TASK OBJECTIVE: Begin with the first line below and retype each line exactly through the line containing "import plotly.graph_objects as go". Any pictures are to be left out.

------ STORED DATA

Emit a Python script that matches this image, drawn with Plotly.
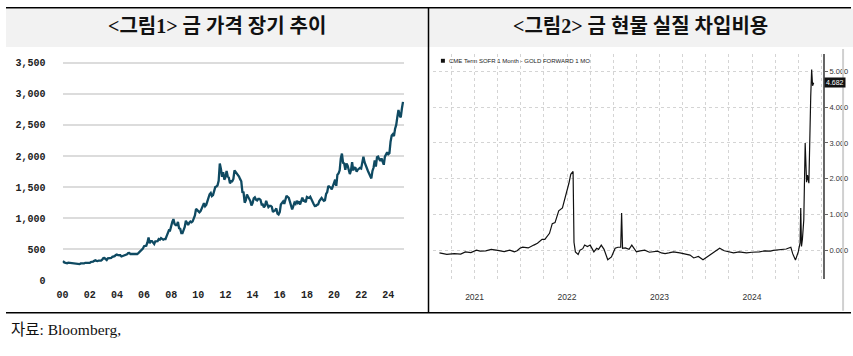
import plotly.graph_objects as go

# ---------------- Data: Figure 1 (gold price, monthly, USD/oz) ----------------
gold_start_year = 2000
gold_prices = [
    284, 300, 286, 280, 275, 285, 282, 274, 273, 270, 266, 272,   # 2000
    266, 262, 263, 261, 272, 270, 268, 273, 283, 283, 276, 276,   # 2001
    282, 296, 294, 303, 314, 322, 314, 310, 319, 317, 319, 333,   # 2002
    357, 359, 340, 328, 355, 356, 351, 360, 379, 378, 389, 407,   # 2003
    414, 405, 406, 404, 384, 392, 398, 400, 406, 420, 439, 442,   # 2004
    424, 423, 434, 429, 422, 431, 424, 438, 456, 469, 476, 510,   # 2005
    549, 555, 557, 610, 690, 596, 633, 632, 598, 586, 627, 629,   # 2006
    631, 665, 655, 679, 667, 655, 665, 665, 712, 754, 806, 803,   # 2007
    889, 940, 985, 909, 888, 889, 939, 839, 829, 760, 760, 816,   # 2008
    858, 960, 924, 890, 928, 946, 934, 949, 996, 1043, 1150, 1134,  # 2009
    1118, 1095, 1113, 1148, 1205, 1240, 1193, 1215, 1271, 1342, 1385, 1405,  # 2010
    1356, 1372, 1424, 1500, 1510, 1529, 1600, 1880, 1790, 1665, 1739, 1620,  # 2011
    1656, 1760, 1673, 1650, 1560, 1596, 1594, 1630, 1770, 1747, 1722, 1684,  # 2012
    1671, 1628, 1593, 1420, 1414, 1250, 1286, 1380, 1349, 1316, 1275, 1205,  # 2013
    1244, 1320, 1336, 1299, 1287, 1310, 1311, 1296, 1220, 1222, 1176, 1200,  # 2014
    1280, 1227, 1179, 1198, 1199, 1181, 1100, 1117, 1125, 1157, 1075, 1060,  # 2015
    1097, 1220, 1246, 1270, 1230, 1300, 1360, 1341, 1326, 1266, 1200, 1140,  # 2016
    1192, 1250, 1231, 1280, 1246, 1270, 1220, 1300, 1330, 1280, 1283, 1255,  # 2017
    1340, 1331, 1325, 1345, 1294, 1265, 1228, 1195, 1198, 1215, 1221, 1275,  # 2018
    1300, 1325, 1300, 1280, 1290, 1390, 1420, 1520, 1500, 1495, 1465, 1515,  # 2019
    1575, 1620, 1520, 1700, 1720, 1770, 1960, 2040, 1890, 1880, 1780, 1880,  # 2020
    1850, 1760, 1710, 1770, 1900, 1770, 1815, 1810, 1750, 1780, 1790, 1810,  # 2021
    1800, 1900, 1990, 1900, 1840, 1810, 1760, 1720, 1660, 1640, 1760, 1815,  # 2022
    1930, 1830, 1980, 1990, 1950, 1920, 1960, 1915, 1860, 1990, 2040, 2060,  # 2023
    2030, 2045, 2230, 2330, 2350, 2320, 2440, 2500, 2630, 2740, 2650, 2620,  # 2024
    2760, 2870,                                                       # 2025
]
gold_x = [gold_start_year + i / 12 for i in range(len(gold_prices))]
gold_yticks = [0, 500, 1000, 1500, 2000, 2500, 3000, 3500]
gold_yticklabels = ["0", "500", "1,000", "1,500", "2,000", "2,500", "3,000", "3,500"]
gold_xticks = list(range(2000, 2025, 2))
gold_xticklabels = ["%02d" % (y % 100) for y in gold_xticks]

# ---------------- Data: Figure 2 (CME Term SOFR 1M - Gold Forward 1M, %) ----------------
borrow_x = [
    2021.12, 2021.20, 2021.28, 2021.35, 2021.40, 2021.46, 2021.52, 2021.56, 2021.62,
    2021.68, 2021.75, 2021.82, 2021.88, 2021.93, 2021.96, 2021.99, 2022.02, 2022.08,
    2022.14, 2022.18, 2022.23, 2022.26, 2022.31, 2022.34, 2022.37, 2022.41, 2022.45,
    2022.48, 2022.52, 2022.54, 2022.565, 2022.575, 2022.59, 2022.62, 2022.64, 2022.67,
    2022.69, 2022.72, 2022.75, 2022.79, 2022.82, 2022.84, 2022.87, 2022.90, 2022.91,
    2022.94, 2022.98, 2023.02, 2023.05, 2023.08, 2023.09, 2023.10, 2023.13, 2023.17,
    2023.20, 2023.25, 2023.29, 2023.34, 2023.39, 2023.44, 2023.48, 2023.52, 2023.56,
    2023.60, 2023.65, 2023.72, 2023.78, 2023.83, 2023.87, 2023.92, 2023.97, 2024.00,
    2024.04, 2024.09, 2024.15, 2024.20, 2024.25, 2024.30, 2024.36, 2024.44, 2024.50,
    2024.58, 2024.64, 2024.70, 2024.73, 2024.80, 2024.87, 2024.92, 2024.94, 2024.97,
    2025.00, 2025.02, 2025.027, 2025.035, 2025.045, 2025.06, 2025.075, 2025.09, 2025.10,
    2025.115, 2025.125, 2025.135, 2025.145, 2025.155, 2025.167,
]
borrow_y = [
    -0.08, -0.12, -0.10, -0.11, -0.05, -0.07, 0.00, -0.03, -0.02,
    0.02, -0.01, -0.04, 0.00, -0.05, -0.02, 0.05, 0.08, 0.06,
    0.14, 0.19, 0.30, 0.30, 0.47, 0.74, 0.77, 1.10, 1.18,
    1.46, 1.87, 2.12, 2.20, 0.22, -0.05, -0.12, 0.00, 0.04,
    0.14, 0.10, 0.14, -0.05, 0.05, 0.02, 0.14, 0.02, -0.05,
    -0.27, -0.19, 0.05, 0.08, 0.08, 1.04, 0.05, 0.06, 0.02,
    0.14, -0.05, -0.02, 0.00, -0.06, -0.05, -0.03, -0.08, -0.10,
    -0.08, -0.05, -0.08, -0.12, -0.14, -0.22, -0.18, -0.27, -0.22,
    -0.14, -0.05, 0.05, -0.02, -0.05, -0.08, -0.05, -0.08, -0.06,
    -0.05, -0.02, -0.03, -0.01, 0.02, 0.03, 0.08, -0.10, -0.28,
    -0.05, 0.20, 1.18, 0.10, 0.30, 0.85, 3.00, 1.90, 2.10,
    1.87, 3.60, 4.30, 5.05, 4.60, 4.682,
]
borrow_last = 4.682
borrow_yticks = [0, 1, 2, 3, 4, 5]
borrow_xgrid = [2021 + q / 4 for q in range(0, 18)]
borrow_xlabels = {2021.5: "2021", 2022.5: "2022", 2023.5: "2023", 2024.5: "2024"}
borrow_legend = "CME Term SOFR 1 Month - GOLD FORWARD 1 MO"

# ---------------- Layout helpers ----------------
W, H = 853, 356
def px(x):
    return x / W
def py(y):
    return 1 - y / H

fig = go.Figure()

fig.add_trace(go.Scatter(
    x=gold_x, y=gold_prices, mode="lines",
    line=dict(color="#0f4a62", width=2.3),
    xaxis="x", yaxis="y", showlegend=False, hoverinfo="skip",
))

fig.add_trace(go.Scatter(
    x=borrow_x, y=borrow_y, mode="lines",
    line=dict(color="#111111", width=1.2),
    xaxis="x2", yaxis="y2", showlegend=False, hoverinfo="skip",
))

tick_font = dict(family="Liberation Mono, DejaVu Sans Mono, monospace", size=10,
                 color="#222222", weight="bold")
small_font = dict(family="Liberation Sans, Arial, sans-serif", size=7.5, color="#333333")
xlab_font = dict(family="Liberation Sans, Arial, sans-serif", size=8.5, color="#333333")

ticktext2 = [borrow_xlabels.get(round(v, 2), "") for v in borrow_xgrid]

fig.update_layout(
    width=W, height=H,
    margin=dict(l=0, r=0, t=0, b=0),
    paper_bgcolor="white", plot_bgcolor="white",
    xaxis=dict(
        domain=[px(57), px(401)], range=[2000, 2000 + 344 / 13.667],
        tickvals=gold_xticks, ticktext=gold_xticklabels,
        showgrid=False, zeroline=False, showline=False, ticks="",
        tickfont=tick_font, ticklabelstandoff=7, anchor="y",
    ),
    yaxis=dict(
        domain=[py(286), py(60)], range=[0, 3500 * (286 - 60) / (286 - 64)],
        tickvals=gold_yticks, ticktext=gold_yticklabels,
        showgrid=True, gridcolor="#dcdcdc", gridwidth=1.6,
        zeroline=False, showline=False, ticks="",
        tickfont=tick_font, ticklabelstandoff=16, anchor="x",
    ),
    xaxis2=dict(
        domain=[px(430), px(823)], range=[2021.05, 2025.27],
        tickvals=borrow_xgrid, ticktext=ticktext2,
        showgrid=True, gridcolor="#d4d4d4", gridwidth=1, griddash="dot",
        zeroline=False, showline=False, ticks="",
        tickfont=xlab_font, ticklabelstandoff=11, anchor="y2",
    ),
    yaxis2=dict(
        domain=[py(285), py(55)], range=[-0.82, 5.49],
        tickvals=borrow_yticks, tickformat=".3f", side="right",
        showgrid=True, gridcolor="#d4d4d4", gridwidth=1, griddash="dot",
        zeroline=False, showline=True, linecolor="#666666", linewidth=1.5,
        ticks="outside", ticklen=3, tickcolor="#666666",
        tickfont=small_font, anchor="x2",
    ),
)

shapes = []
# header background
shapes.append(dict(type="rect", xref="paper", yref="paper",
                   x0=0, x1=1, y0=py(48), y1=py(9),
                   fillcolor="#f2f2f2", line=dict(width=0), layer="below"))
# borders
shapes.append(dict(type="line", xref="paper", yref="paper", x0=0, x1=px(851),
                   y0=py(8), y1=py(8), line=dict(color="black", width=1.5)))
shapes.append(dict(type="line", xref="paper", yref="paper", x0=0, x1=px(851),
                   y0=py(319), y1=py(319), line=dict(color="black", width=1.5)))
shapes.append(dict(type="line", xref="paper", yref="paper", x0=px(425.5), x1=px(425.5),
                   y0=py(8), y1=py(319), line=dict(color="black", width=1.5)))
# bloomberg image right edge
shapes.append(dict(type="line", xref="paper", yref="paper", x0=px(843), x1=px(843),
                   y0=py(50), y1=py(317), line=dict(color="#d0d0d0", width=2)))
# legend square
shapes.append(dict(type="rect", xref="paper", yref="paper",
                   x0=px(438), x1=px(442), y0=py(64), y1=py(60),
                   fillcolor="#111111", line=dict(width=0)))
fig.update_layout(shapes=shapes)

header_font = dict(family="Liberation Serif, Noto Sans CJK KR, serif", size=20,
                   color="#111111", weight="bold")
annotations = [
    dict(text="<그림1> 금 가격 장기 추이", x=px(212), y=py(27), xref="paper", yref="paper",
         showarrow=False, font=header_font, xanchor="center", yanchor="middle"),
    dict(text="<그림2> 금 현물 실질 차입비용", x=px(639), y=py(27), xref="paper", yref="paper",
         showarrow=False, font=header_font, xanchor="center", yanchor="middle"),
    dict(text="자료: Bloomberg,", x=px(3), y=py(336), xref="paper", yref="paper",
         showarrow=False, xanchor="left", yanchor="middle",
         font=dict(family="Liberation Serif, Noto Sans CJK KR, serif", size=15.5, color="#111111")),
    dict(text=borrow_legend, x=px(444), y=py(62), xref="paper", yref="paper",
         showarrow=False, xanchor="left", yanchor="middle",
         font=dict(family="Liberation Sans Narrow, Liberation Sans, sans-serif", size=6, color="#222222")),
    dict(text="%.3f" % borrow_last, x=px(824), y=borrow_last, xref="paper", yref="y2",
         showarrow=False, xanchor="left", yanchor="middle", bgcolor="#111111",
         borderpad=1, font=dict(family="Liberation Sans, sans-serif", size=7, color="white")),
]
fig.update_layout(annotations=annotations)

post = ("document.documentElement.style.margin='0';"
        "document.documentElement.style.overflow='hidden';"
        "document.body.style.margin='0';"
        "document.body.style.overflow='hidden';")
fig.write_html("out.html", config={"displayModeBar": False}, post_script=post)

------------

CORRECT ANSWER:
Emit a Python script that matches this image, drawn with Plotly.
import plotly.graph_objects as go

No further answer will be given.